Plotting code records:
[Begin]

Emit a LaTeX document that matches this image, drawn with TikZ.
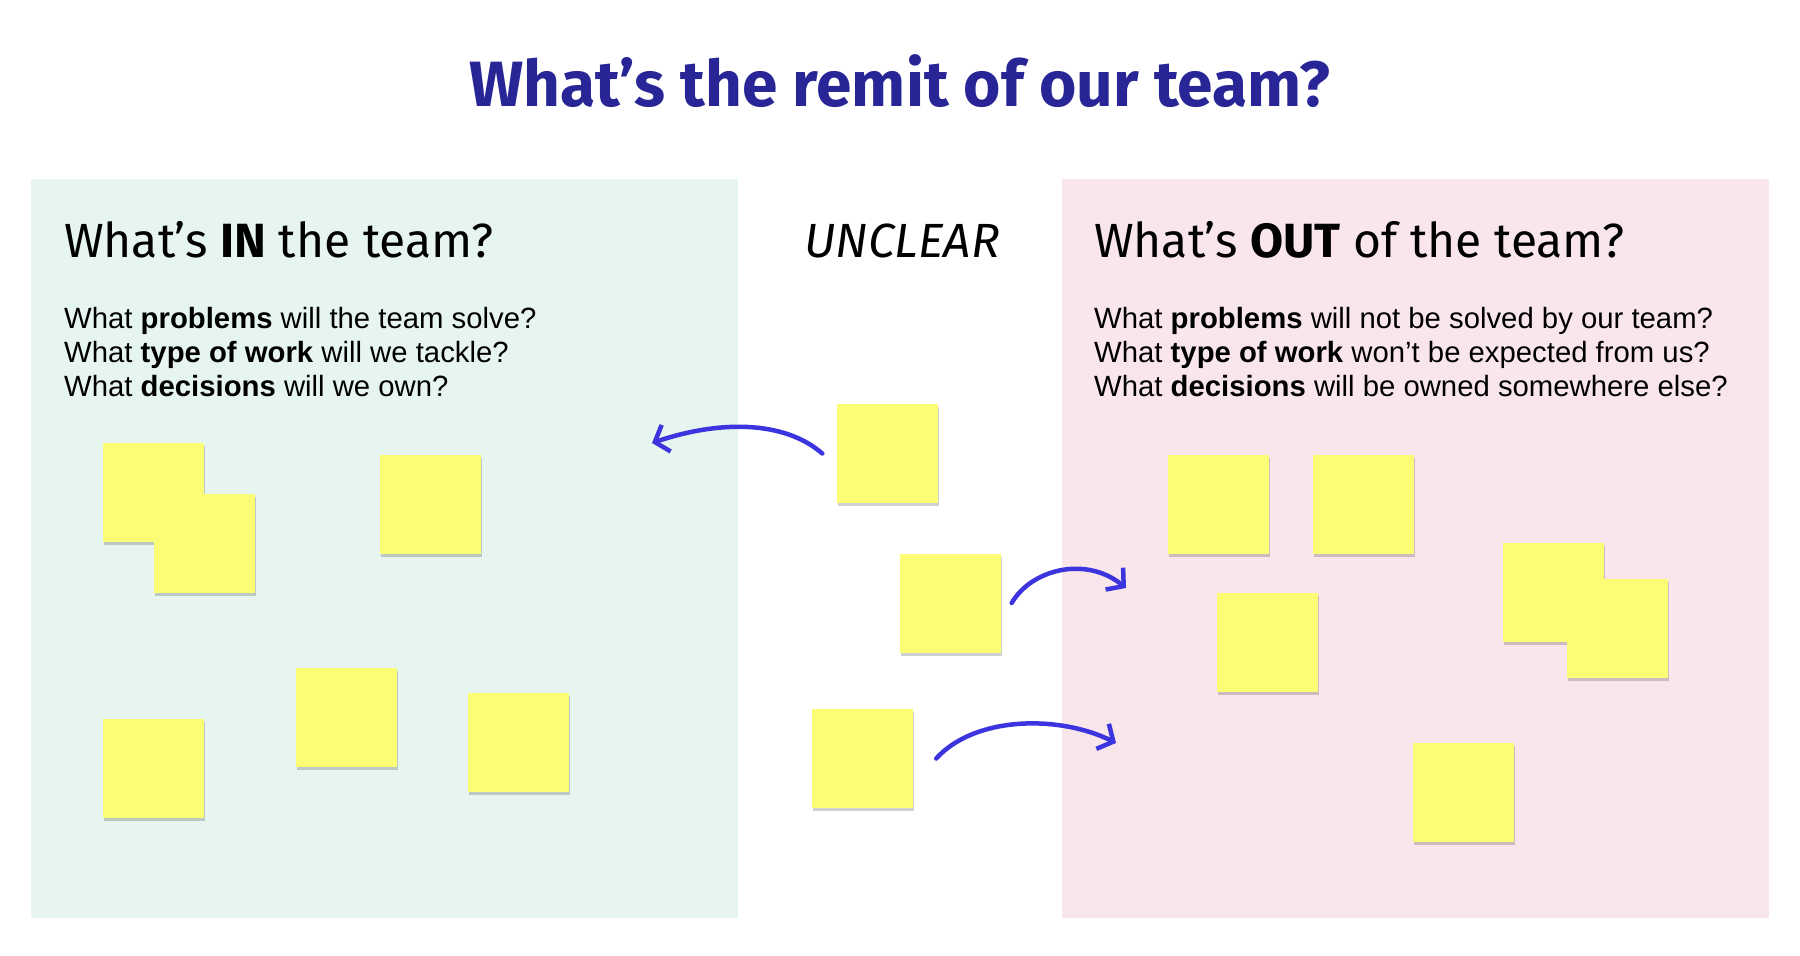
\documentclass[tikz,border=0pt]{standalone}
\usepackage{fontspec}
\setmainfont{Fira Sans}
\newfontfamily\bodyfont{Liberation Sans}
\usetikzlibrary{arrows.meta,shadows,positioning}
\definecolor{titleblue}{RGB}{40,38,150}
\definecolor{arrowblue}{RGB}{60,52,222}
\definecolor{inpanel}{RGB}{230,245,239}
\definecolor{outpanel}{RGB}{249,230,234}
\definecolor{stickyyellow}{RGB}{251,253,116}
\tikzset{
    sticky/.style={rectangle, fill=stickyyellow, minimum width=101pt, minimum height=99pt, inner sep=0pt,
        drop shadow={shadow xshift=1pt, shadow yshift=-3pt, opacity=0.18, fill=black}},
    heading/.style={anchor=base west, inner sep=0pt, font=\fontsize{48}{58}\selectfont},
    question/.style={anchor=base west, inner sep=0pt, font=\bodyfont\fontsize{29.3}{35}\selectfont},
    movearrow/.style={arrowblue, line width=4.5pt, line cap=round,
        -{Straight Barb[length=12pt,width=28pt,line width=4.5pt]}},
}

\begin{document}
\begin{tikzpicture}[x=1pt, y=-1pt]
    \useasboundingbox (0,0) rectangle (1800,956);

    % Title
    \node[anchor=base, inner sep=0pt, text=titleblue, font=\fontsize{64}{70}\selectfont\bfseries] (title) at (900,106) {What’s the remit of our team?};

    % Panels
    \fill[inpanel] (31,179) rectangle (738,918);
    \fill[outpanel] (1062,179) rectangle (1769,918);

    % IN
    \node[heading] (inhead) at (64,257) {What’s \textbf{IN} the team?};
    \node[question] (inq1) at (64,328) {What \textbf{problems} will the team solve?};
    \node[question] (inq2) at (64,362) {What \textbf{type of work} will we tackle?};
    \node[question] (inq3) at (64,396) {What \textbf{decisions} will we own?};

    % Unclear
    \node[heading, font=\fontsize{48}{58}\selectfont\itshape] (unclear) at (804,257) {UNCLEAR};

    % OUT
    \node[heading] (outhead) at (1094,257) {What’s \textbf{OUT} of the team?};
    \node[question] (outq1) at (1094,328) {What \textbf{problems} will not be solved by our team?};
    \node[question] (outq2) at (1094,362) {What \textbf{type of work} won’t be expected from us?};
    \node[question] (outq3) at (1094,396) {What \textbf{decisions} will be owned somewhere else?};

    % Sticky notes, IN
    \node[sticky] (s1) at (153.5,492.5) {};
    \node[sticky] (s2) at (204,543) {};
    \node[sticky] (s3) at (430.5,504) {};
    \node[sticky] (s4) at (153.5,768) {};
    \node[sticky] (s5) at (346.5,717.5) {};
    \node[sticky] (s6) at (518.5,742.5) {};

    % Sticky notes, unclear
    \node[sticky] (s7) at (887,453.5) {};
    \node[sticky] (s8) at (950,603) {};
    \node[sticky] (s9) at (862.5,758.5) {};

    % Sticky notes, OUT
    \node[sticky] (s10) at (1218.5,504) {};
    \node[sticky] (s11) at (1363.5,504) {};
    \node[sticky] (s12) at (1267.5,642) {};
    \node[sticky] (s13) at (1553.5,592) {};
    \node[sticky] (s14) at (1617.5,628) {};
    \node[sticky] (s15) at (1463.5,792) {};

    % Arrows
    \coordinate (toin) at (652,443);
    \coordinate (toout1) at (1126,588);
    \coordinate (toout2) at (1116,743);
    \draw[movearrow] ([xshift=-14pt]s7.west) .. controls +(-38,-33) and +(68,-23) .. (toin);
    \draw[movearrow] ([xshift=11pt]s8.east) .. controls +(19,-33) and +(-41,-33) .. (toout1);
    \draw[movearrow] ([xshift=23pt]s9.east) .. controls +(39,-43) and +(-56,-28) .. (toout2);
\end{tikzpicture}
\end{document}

[End]
[Begin]

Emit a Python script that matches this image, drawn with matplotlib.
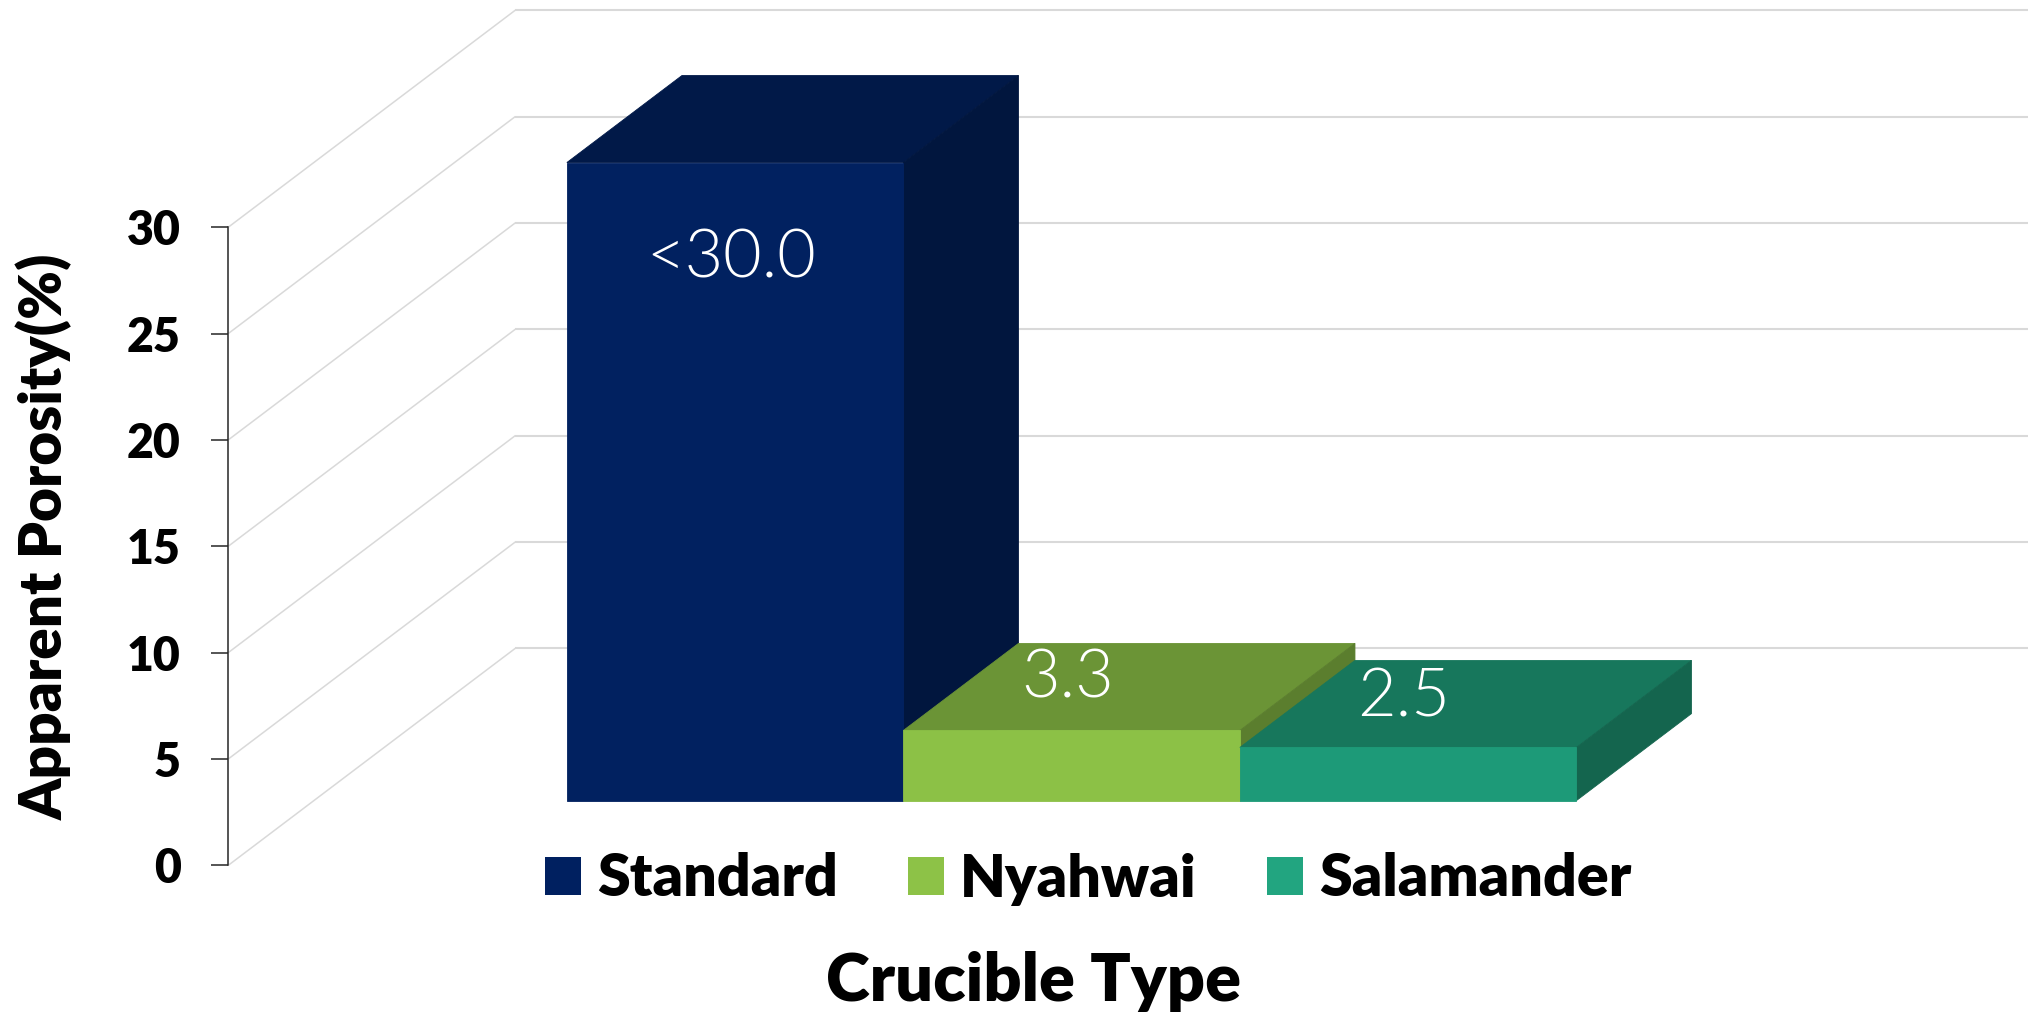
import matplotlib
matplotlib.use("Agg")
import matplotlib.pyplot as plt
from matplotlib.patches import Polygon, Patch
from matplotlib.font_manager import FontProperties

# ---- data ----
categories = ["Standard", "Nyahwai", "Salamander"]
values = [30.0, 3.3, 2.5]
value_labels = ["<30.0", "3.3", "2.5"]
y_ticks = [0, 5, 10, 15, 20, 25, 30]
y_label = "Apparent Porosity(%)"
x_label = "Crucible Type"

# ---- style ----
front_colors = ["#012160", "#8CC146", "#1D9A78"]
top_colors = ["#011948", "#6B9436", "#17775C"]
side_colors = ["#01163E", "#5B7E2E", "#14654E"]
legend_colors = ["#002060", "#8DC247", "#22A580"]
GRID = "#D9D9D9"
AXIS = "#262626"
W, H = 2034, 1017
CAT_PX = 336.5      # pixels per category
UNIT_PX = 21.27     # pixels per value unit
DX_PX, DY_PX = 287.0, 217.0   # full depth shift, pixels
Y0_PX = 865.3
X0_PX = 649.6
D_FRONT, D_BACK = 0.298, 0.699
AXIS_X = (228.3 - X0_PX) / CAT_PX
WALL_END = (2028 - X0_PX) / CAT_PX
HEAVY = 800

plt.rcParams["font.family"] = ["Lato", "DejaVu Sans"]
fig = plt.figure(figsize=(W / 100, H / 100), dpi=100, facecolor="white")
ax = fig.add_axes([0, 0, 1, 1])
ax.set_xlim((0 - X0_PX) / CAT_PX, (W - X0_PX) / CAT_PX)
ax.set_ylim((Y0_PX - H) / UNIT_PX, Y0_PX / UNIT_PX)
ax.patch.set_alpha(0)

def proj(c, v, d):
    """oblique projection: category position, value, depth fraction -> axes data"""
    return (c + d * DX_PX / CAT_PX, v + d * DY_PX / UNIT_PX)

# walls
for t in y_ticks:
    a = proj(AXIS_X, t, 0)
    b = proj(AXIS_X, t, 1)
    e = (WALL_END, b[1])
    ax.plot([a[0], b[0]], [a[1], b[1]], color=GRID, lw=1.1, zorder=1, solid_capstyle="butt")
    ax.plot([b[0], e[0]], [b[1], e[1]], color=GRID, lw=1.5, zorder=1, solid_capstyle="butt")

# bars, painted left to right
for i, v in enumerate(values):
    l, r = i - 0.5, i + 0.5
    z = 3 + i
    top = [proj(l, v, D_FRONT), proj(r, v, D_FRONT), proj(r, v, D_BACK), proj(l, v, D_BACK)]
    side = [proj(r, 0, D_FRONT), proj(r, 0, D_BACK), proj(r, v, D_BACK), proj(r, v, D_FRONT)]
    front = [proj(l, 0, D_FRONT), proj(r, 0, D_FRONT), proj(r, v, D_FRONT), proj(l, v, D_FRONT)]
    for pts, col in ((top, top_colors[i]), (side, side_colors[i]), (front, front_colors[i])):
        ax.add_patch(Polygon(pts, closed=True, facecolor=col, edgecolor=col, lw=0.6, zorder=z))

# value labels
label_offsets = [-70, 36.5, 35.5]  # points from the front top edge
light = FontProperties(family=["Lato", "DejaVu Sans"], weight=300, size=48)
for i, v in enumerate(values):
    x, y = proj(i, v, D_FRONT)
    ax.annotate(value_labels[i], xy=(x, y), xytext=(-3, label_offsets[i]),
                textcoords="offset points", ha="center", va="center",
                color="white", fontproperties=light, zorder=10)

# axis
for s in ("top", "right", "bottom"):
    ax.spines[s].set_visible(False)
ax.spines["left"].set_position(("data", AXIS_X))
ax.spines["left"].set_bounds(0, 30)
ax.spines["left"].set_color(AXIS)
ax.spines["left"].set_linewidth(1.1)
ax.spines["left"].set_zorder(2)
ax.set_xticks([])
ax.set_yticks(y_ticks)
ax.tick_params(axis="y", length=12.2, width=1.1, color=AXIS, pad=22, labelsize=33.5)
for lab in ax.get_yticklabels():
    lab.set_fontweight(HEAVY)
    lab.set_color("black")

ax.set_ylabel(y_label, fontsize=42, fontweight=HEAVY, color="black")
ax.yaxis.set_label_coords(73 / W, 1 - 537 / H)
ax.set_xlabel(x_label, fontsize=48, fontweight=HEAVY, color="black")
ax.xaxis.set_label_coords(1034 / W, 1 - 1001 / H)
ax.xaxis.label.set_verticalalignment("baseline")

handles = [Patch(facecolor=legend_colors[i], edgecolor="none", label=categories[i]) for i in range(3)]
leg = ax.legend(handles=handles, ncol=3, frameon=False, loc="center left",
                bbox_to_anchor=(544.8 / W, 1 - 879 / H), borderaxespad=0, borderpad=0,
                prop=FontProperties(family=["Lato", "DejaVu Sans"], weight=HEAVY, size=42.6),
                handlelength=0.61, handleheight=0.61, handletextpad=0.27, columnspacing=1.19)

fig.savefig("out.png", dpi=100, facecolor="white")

[End]

From the records above, copy exactly the lines starting at the one with "Emit a LaTeX" and ending at the one with "(title) at (900,106)", and no others. Pictures stay out.

Emit a LaTeX document that matches this image, drawn with TikZ.
\documentclass[tikz,border=0pt]{standalone}
\usepackage{fontspec}
\setmainfont{Fira Sans}
\newfontfamily\bodyfont{Liberation Sans}
\usetikzlibrary{arrows.meta,shadows,positioning}
\definecolor{titleblue}{RGB}{40,38,150}
\definecolor{arrowblue}{RGB}{60,52,222}
\definecolor{inpanel}{RGB}{230,245,239}
\definecolor{outpanel}{RGB}{249,230,234}
\definecolor{stickyyellow}{RGB}{251,253,116}
\tikzset{
    sticky/.style={rectangle, fill=stickyyellow, minimum width=101pt, minimum height=99pt, inner sep=0pt,
        drop shadow={shadow xshift=1pt, shadow yshift=-3pt, opacity=0.18, fill=black}},
    heading/.style={anchor=base west, inner sep=0pt, font=\fontsize{48}{58}\selectfont},
    question/.style={anchor=base west, inner sep=0pt, font=\bodyfont\fontsize{29.3}{35}\selectfont},
    movearrow/.style={arrowblue, line width=4.5pt, line cap=round,
        -{Straight Barb[length=12pt,width=28pt,line width=4.5pt]}},
}

\begin{document}
\begin{tikzpicture}[x=1pt, y=-1pt]
    \useasboundingbox (0,0) rectangle (1800,956);

    % Title
    \node[anchor=base, inner sep=0pt, text=titleblue, font=\fontsize{64}{70}\selectfont\bfseries] (title) at (900,106) {What’s the remit of our team?};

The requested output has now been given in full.